▶ _WORK INSTRUCTIONS_
Reproduce, please, the span of lines beginning at the line with "Recreate this image" and ending at the line with "plt.rcParams['font.family'] = ['Liberation", inclusive, minus any pictures.

▶ _EXERCISE MATERIAL_
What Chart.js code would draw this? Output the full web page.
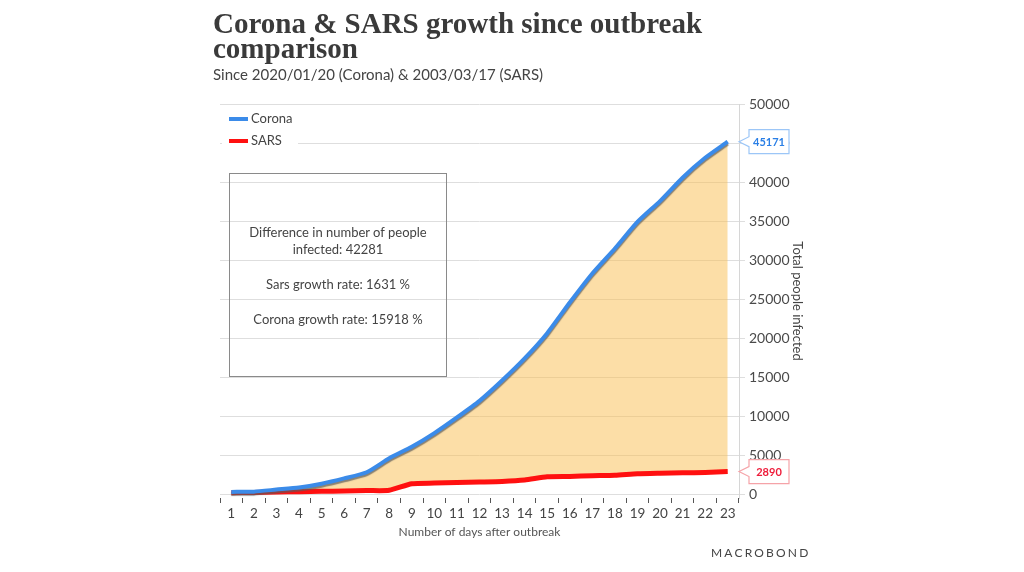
---
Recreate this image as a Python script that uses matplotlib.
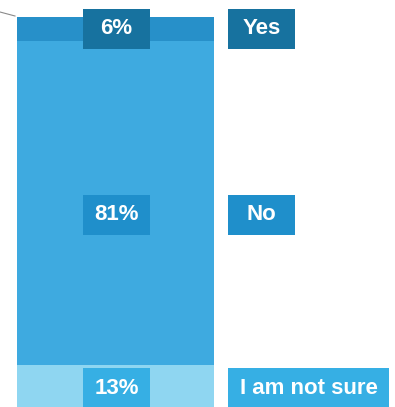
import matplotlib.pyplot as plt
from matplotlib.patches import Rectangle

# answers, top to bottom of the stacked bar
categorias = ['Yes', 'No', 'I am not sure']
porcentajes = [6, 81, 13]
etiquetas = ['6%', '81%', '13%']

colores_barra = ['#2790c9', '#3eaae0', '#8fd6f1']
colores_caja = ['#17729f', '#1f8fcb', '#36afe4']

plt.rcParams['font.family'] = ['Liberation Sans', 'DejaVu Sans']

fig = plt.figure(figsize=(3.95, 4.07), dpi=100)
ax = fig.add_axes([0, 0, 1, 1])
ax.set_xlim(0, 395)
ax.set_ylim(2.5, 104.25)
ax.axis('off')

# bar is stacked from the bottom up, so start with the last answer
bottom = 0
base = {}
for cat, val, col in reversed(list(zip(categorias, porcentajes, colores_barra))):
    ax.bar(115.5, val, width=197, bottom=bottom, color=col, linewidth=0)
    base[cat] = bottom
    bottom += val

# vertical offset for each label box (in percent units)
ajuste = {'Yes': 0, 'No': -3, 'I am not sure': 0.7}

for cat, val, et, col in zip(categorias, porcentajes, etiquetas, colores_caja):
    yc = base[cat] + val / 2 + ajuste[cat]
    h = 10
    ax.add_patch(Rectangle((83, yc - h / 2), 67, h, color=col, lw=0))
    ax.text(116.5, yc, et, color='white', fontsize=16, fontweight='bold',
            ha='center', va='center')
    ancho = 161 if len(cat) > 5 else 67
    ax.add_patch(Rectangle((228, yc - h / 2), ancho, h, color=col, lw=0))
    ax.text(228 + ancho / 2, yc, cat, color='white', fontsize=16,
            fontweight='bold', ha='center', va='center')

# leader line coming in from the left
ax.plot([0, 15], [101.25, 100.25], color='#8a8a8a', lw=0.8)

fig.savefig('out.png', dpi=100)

▶ _TASK SOLUTION_
Recreate this image as a Python script that uses matplotlib.
import matplotlib.pyplot as plt
from matplotlib.patches import Rectangle

# answers, top to bottom of the stacked bar
categorias = ['Yes', 'No', 'I am not sure']
porcentajes = [6, 81, 13]
etiquetas = ['6%', '81%', '13%']

colores_barra = ['#2790c9', '#3eaae0', '#8fd6f1']
colores_caja = ['#17729f', '#1f8fcb', '#36afe4']

plt.rcParams['font.family'] = ['Liberation Sans', 'DejaVu Sans']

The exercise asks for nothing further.